Amnesty International a réuni des informations montrant que, trop souvent, les entreprises de la tech se livrent à des pratiques qui ont des répercussions négatives sur les droits humains, sans avoir évalué de façon appropriée ces risques. Ces entreprises sont tenues de respecter le devoir de diligence raisonnable et de traiter de manière adéquate tout risque potentiel, risque qui aurait dû apparaître évident en l'espèce compte tenu du fait que le gouvernement vénézuélien réprime de longue date toute forme de dissidence.  

5. L'ampleur et la gravité des crimes en cours rendent nécessaires des actions urgentes de la part du procureur de la CPI  

L'ampleur et la gravité des crimes en cours sont une conséquence de l'impunité qui sévit jusqu'au plus haut sommet de l'État. Depuis des années, le gouvernement Maduro est responsable de graves violations des droits humains et de crimes contre l'humanité.  

L'ampleur et la gravité des actes perpétrés contre le peuple vénézuélien appellent donc une accélération urgente de l'enquête sur la situation dans le pays.  

À cette fin, Amnesty International a adressé une lettre ouverte au procureur de la Cour pénale internationale, Karim Khan, pour lui demander de prendre des mesures urgentes concernant la commission de crimes de droit international au Venezuela. 

Le silence du procureur Karim Khan face à la crise au Venezuela est alarmant.

Erika Guevara-Rosas
Directrice principale de la recherche, du plaidoyer, des politiques et des campagnes d'Amnesty International

Concrètement, nous attendons du procureur qu'il fasse une déclaration préventive en guise d'avertissement aux auteurs de possibles crimes internationaux et de violations des droits humains.
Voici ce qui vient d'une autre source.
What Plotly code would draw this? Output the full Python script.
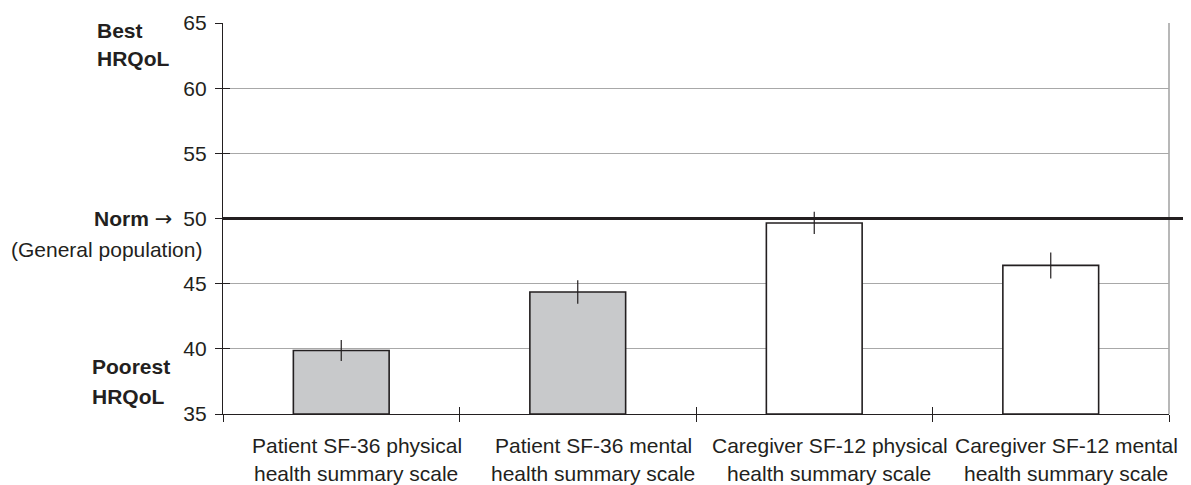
import plotly.graph_objects as go

categories = ["Patient SF-36 physical", "Patient SF-36 mental",
              "Caregiver SF-12 physical", "Caregiver SF-12 mental"]
label_line2 = ["health summary scale"] * 4
values = [39.87, 44.36, 49.66, 46.4]
errors = [0.8, 0.9, 0.85, 1.0]
fill_colors = ["#c8c9cb", "#c8c9cb", "#ffffff", "#ffffff"]
y_ticks = [35, 40, 45, 50, 55, 60, 65]
NORM = 50
Y_MIN, Y_MAX = 35, 65

INK = "#231f20"
FONT = "Liberation Sans, Arial, sans-serif"
FS = 21
BODY = 8  # default page margin of the html body
W, H = 1191 - BODY, 485 - BODY
ML, MR, MT, MB = 223 - BODY, 22, 23 - BODY, 71
pw = W - ML - MR

def px_to_paper_x(px):
    return (px - BODY - ML) / pw

fig = go.Figure()
fig.add_trace(go.Bar(
    x=categories, y=[v - Y_MIN for v in values], base=Y_MIN,
    marker=dict(color=fill_colors, line=dict(color=INK, width=1.6)),
    width=0.405,
    error_y=dict(type="data", array=errors, color=INK, thickness=1.2, width=0),
    showlegend=False, hoverinfo="skip",
))

# invisible trace anchoring overlay axes
fig.add_trace(go.Scatter(x=[-0.5, 3.5], y=[Y_MIN, Y_MIN], xaxis="x2", yaxis="y2",
                         mode="lines", line=dict(width=0), showlegend=False,
                         hoverinfo="skip"))

fig.update_layout(
    width=W, height=H,
    margin=dict(l=ML, r=MR, t=MT, b=MB, autoexpand=False),
    paper_bgcolor="white", plot_bgcolor="white",
    font=dict(family=FONT, size=FS, color=INK),
    xaxis=dict(type="category", categoryarray=categories, range=[-0.5, 3.5],
               showticklabels=False, ticks="outside", tickson="boundaries",
               ticklen=7, tickcolor=INK, tickwidth=1,
               showline=True, linecolor=INK, linewidth=1.3,
               showgrid=False, zeroline=False, fixedrange=True),
    yaxis=dict(range=[Y_MIN, Y_MAX], tickvals=y_ticks, ticks="outside",
               ticklen=7, tickcolor=INK, tickwidth=1,
               showline=True, linecolor=INK, linewidth=1.3,
               showgrid=True, gridcolor="#a8a8a8", gridwidth=1,
               zeroline=False, ticklabelstandoff=4,
               tickfont=dict(size=FS, color=INK), fixedrange=True),
    xaxis2=dict(overlaying="x", anchor="y", range=[-0.5, 3.5],
                tickvals=[-0.5, 0.5, 1.5, 2.5, 3.5], ticks="inside",
                ticklen=7, tickcolor=INK, tickwidth=1, showticklabels=False,
                showgrid=False, zeroline=False, showline=False, fixedrange=True),
    yaxis2=dict(overlaying="y", anchor="x", range=[Y_MIN, Y_MAX],
                tickvals=y_ticks, ticks="inside", ticklen=7, tickcolor=INK,
                tickwidth=1, showticklabels=False, showgrid=False,
                zeroline=False, showline=False, fixedrange=True),
)

# right border (gray)
fig.add_shape(type="line", xref="paper", yref="paper", x0=1, x1=1, y0=0, y1=1,
              line=dict(color="#a0a0a0", width=1.5), layer="below")
# norm line
fig.add_shape(type="line", xref="paper", yref="y", x0=0, x1=px_to_paper_x(1190),
              y0=NORM, y1=NORM, line=dict(color=INK, width=3.2), layer="above")

# category labels
for i, (l1, l2) in enumerate(zip(categories, label_line2)):
    fig.add_annotation(x=categories[i], xref="x", y=0, yref="paper",
                       text=l1, showarrow=False, xanchor="center",
                       yanchor="middle", yshift=-31, xshift=16,
                       font=dict(size=FS, color=INK))
    fig.add_annotation(x=categories[i], xref="x", y=0, yref="paper",
                       text=l2, showarrow=False, xanchor="center",
                       yanchor="middle", yshift=-59, xshift=15, borderpad=0,
                       font=dict(size=FS, color=INK))

ARROW = '<span style="font-family:DejaVu Sans">\u2192</span>'
side_labels = [
    ("<b>Best</b>", 95, 64.46, "left"),
    ("<b>HRQoL</b>", 95, 62.3, "left"),
    ("<b>Norm</b> " + ARROW, 174, 50, "right"),
    ("(General population)", 204, 47.65, "right"),
    ("<b>Poorest</b>", 90, 38.63, "left"),
    ("<b>HRQoL</b>", 90, 36.33, "left"),
]
for txt, px, yv, anc in side_labels:
    fig.add_annotation(x=px_to_paper_x(px), xref="paper", y=yv, yref="y",
                       text=txt, showarrow=False, xanchor=anc, yanchor="middle",
                       font=dict(size=FS, color=INK))

fig.write_html("out.html")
Nous l'appelons également à soutenir publiquement les ONG vénézuéliennes et les défenseurs des droits humains, et à condamner les attaques contre ceux qui sont pris pour cible en raison de leur travail inlassable en faveur de la justice. Aujourd'hui plus que jamais, nous avons besoin que le Bureau du procureur de la Cour pénale internationale prenne des mesures fermes et immédiates. 

Nos demandes  

La politique de répression du gouvernement, y compris les détentions, la torture et les assassinats, doit cesser immédiatement. 

Le procureur de la Cour pénale internationale doit être déclaré compétent pour enquêter sur les auteurs d'éventuelles détentions, tortures, violences sexistes et persécutions commises dans le contexte des élections. Toutes les autorités responsables de ces crimes, y compris la chaîne de commandement, peuvent et doivent être jugées par des tribunaux impartiaux et indépendants, avec toutes les garanties d'un procès équitable. 

La communauté internationale doit montrer son engagement en faveur des droits humains au Venezuela en exprimant son soutien aux défenseurs des droits et en assurant le renouvellement de la mission d'enquête des Nations unies pour le Venezuela et du bureau du Haut-Commissaire aux droits de l'Homme.